Hebrews 2:5-17 (ESV)
And this is why Paul tells those of us who have been born again have been given authority over the powers of darkness in Ephesians 2:1-6. They and Satan once had power over us, but now, through Christ’s work, we are pictured as in heaven, above the air where Satan rules. All because Jesus came as a man and succeeded where we failed. He undid our subjection to the powers of darkness by defeating them through His temptations and perfect life, then paid the price we earned through His death, then overcame death through His resurrection, then took His place as ruler over the creation at His ascension.

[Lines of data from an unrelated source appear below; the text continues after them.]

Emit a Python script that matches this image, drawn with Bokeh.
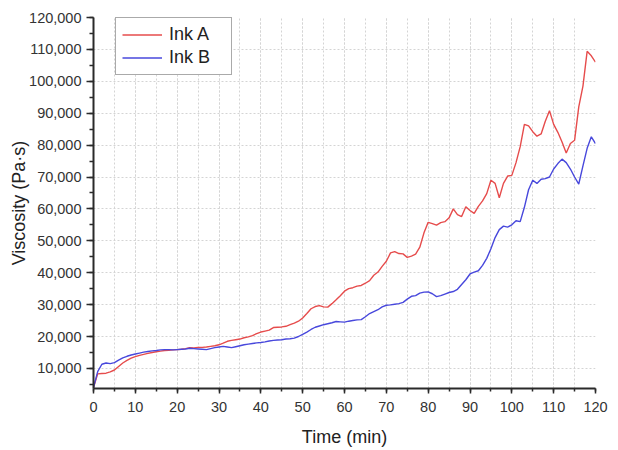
from bokeh.plotting import figure
from bokeh.models import Range1d, SingleIntervalTicker, NumeralTickFormatter, Legend, LegendItem
from bokeh.embed import file_html
from bokeh.resources import INLINE

time_min = list(range(0, 121))

ink_a = [
    4000, 8300, 8400, 8500, 8900, 9500, 10600, 11700, 12500, 13200,
    13700, 14100, 14400, 14700, 15000, 15200, 15400, 15600, 15700, 15800,
    15900, 16000, 16200, 16500, 16400, 16600, 16600, 16700, 16900, 17100,
    17400, 17900, 18500, 18800, 19000, 19200, 19600, 19900, 20300, 20900,
    21400, 21700, 22000, 22800, 22900, 23000, 23200, 23700, 24200, 24800,
    25800, 27200, 28700, 29400, 29700, 29300, 29200, 30300, 31500, 32800,
    34200, 35000, 35300, 35800, 36000, 36700, 37500, 39200, 40200, 42000,
    43600, 46200, 46600, 46000, 45900, 44800, 45200, 45800, 48000, 52500,
    55800, 55400, 54900, 55700, 56000, 57200, 60000, 58200, 57600, 60700,
    59500, 58600, 60800, 62500, 64800, 69000, 68000, 63500, 68000, 70300,
    70500, 74500, 79500, 86500, 86000, 84200, 82800, 83500, 87500, 90800,
    86500, 84000, 81000, 77500, 80500, 81500, 92000, 98500, 109400, 108000,
    106000,
]

ink_b = [
    4000, 9000, 11300, 11700, 11500, 11800, 12600, 13300, 13800, 14200,
    14500, 14800, 15100, 15300, 15500, 15600, 15800, 15900, 15900, 15800,
    15900, 16000, 16100, 16300, 16200, 16100, 16000, 15900, 16200, 16500,
    16700, 16900, 16700, 16500, 16800, 17100, 17400, 17600, 17800, 18000,
    18100, 18300, 18600, 18800, 18900, 19000, 19200, 19300, 19500, 20000,
    20700, 21400, 22200, 22900, 23300, 23700, 24000, 24300, 24700, 24600,
    24500, 24800, 25000, 25200, 25300, 26200, 27200, 27800, 28400, 29300,
    29800, 29900, 30100, 30300, 30700, 31700, 32600, 32800, 33600, 33900,
    34000, 33400, 32500, 32800, 33300, 33800, 34100, 34800, 36300, 37800,
    39600, 40200, 40600, 42300, 44500, 47500, 51000, 53500, 54600, 54300,
    55000, 56300, 56000, 60500, 66000, 69000, 68000, 69300, 69500, 70000,
    72500, 74200, 75600, 74500, 72500, 70000, 67800, 73500, 79000, 82600,
    80500,
]

series_names = ["Ink A", "Ink B"]
series_colors = ["#e64c4c", "#4848dc"]

FONT = "Liberation Sans"

p = figure(
    width=618, height=450,
    output_backend="svg", toolbar_location=None,
    x_range=Range1d(0, 120), y_range=Range1d(3700, 120000),
    min_border_left=93, min_border_right=23, min_border_top=17, min_border_bottom=62,
)
p.outline_line_color = None
p.background_fill_color = "white"
p.border_fill_color = "white"

r_a = p.line(time_min, ink_a, line_color=series_colors[0], line_width=1.4)
r_b = p.line(time_min, ink_b, line_color=series_colors[1], line_width=1.4)

p.xaxis.ticker = SingleIntervalTicker(interval=10, num_minor_ticks=2)
p.yaxis.ticker = SingleIntervalTicker(interval=10000, num_minor_ticks=2)
p.yaxis.formatter = NumeralTickFormatter(format="0,0")

for ax in (p.xaxis[0], p.yaxis[0]):
    ax.axis_line_color = "#2a2a2a"
    ax.axis_line_width = 2
    ax.major_tick_line_color = "#2a2a2a"
    ax.major_tick_line_width = 1.5
    ax.minor_tick_line_color = "#2a2a2a"
    ax.minor_tick_line_width = 1.5
    ax.major_tick_in = 0
    ax.minor_tick_in = 0
    ax.major_label_text_font = FONT
    ax.major_label_text_font_size = "14.5px"
    ax.major_label_text_color = "#333333"
    ax.axis_label_text_font = FONT
    ax.axis_label_text_font_size = "18px"
    ax.axis_label_text_font_style = "normal"
    ax.axis_label_text_color = "#222222"

p.xaxis.major_tick_out = 5
p.xaxis.minor_tick_out = 3
p.yaxis.major_tick_out = 7
p.yaxis.minor_tick_out = 4
p.xaxis.major_label_standoff = 8
p.yaxis.major_label_standoff = 5
p.xaxis.axis_label_standoff = 12
p.yaxis.axis_label_standoff = -3
p.xaxis.axis_label = "Time (min)"
p.yaxis.axis_label = "Viscosity (Pa·s)"

p.xgrid.grid_line_color = "#d4d4d4"
p.xgrid.grid_line_dash = "2 2"
p.xgrid.minor_grid_line_color = "#d4d4d4"
p.xgrid.minor_grid_line_dash = "2 2"
p.ygrid.grid_line_color = "#d4d4d4"
p.ygrid.grid_line_dash = "2 2"

legend = Legend(
    items=[LegendItem(label=series_names[0], renderers=[r_a]),
           LegendItem(label=series_names[1], renderers=[r_b])],
    location=(22, 313),
    label_text_font=FONT, label_text_font_size="18px", label_text_color="#222222",
    glyph_width=40, glyph_height=17, label_height=17, label_standoff=7,
    spacing=2, padding=6, label_width=56,
    border_line_color="#555555", border_line_width=1,
    background_fill_color="white", background_fill_alpha=1,
)
p.add_layout(legend, "center")

open("out.html", "w").write(file_html(p, INLINE))
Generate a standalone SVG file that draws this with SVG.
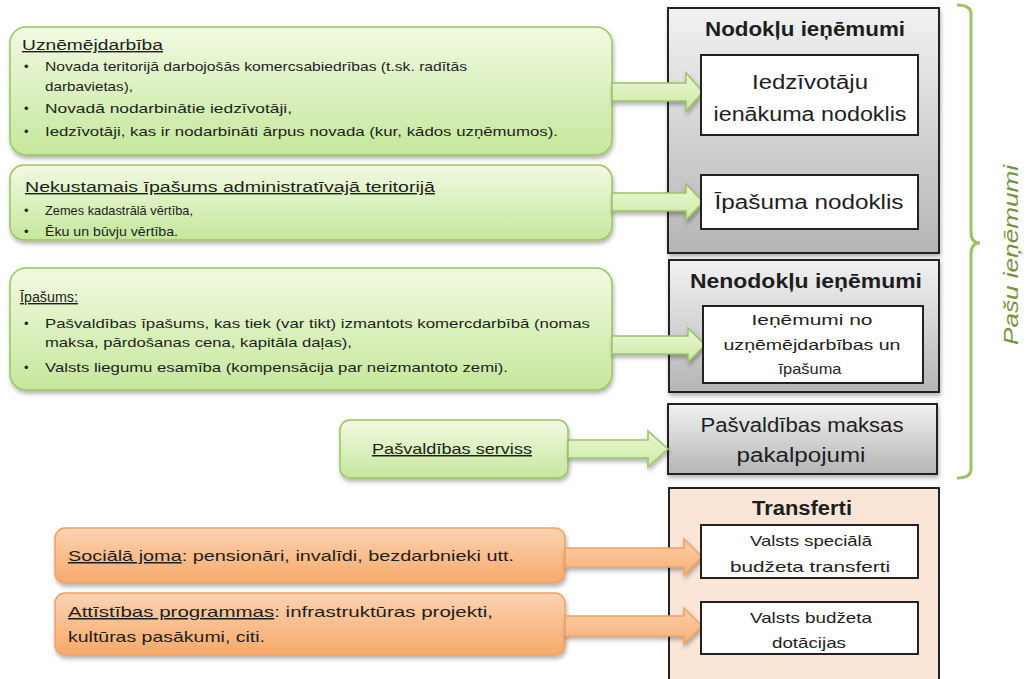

And at His return, this will all be brought to completion
Then comes the end, when he delivers the kingdom to God the Father after destroying every rule and every authority and power. For he must reign until he has put all his enemies under his feet. The last enemy to be destroyed is death. For “God has put all things in subjection under his feet.” But when it says, “all things are put in subjection,” it is plain that he is excepted who put all things in subjection under him. When all things are subjected to him, then the Son himself will also be subjected to him who put all things in subjection under him, that God may be all in all.
1 Corinthians 15:24-28
He already reigns, but not every enemy is yet fully defeated. That’s why the church is here. We are to take back the nations in the authority of Jesus (Matt 28:19-20) and the power of the Holy Spirit (Acts 1:8). And what we do through that is defeat the kingdom of darkness (Eph 6:10-18).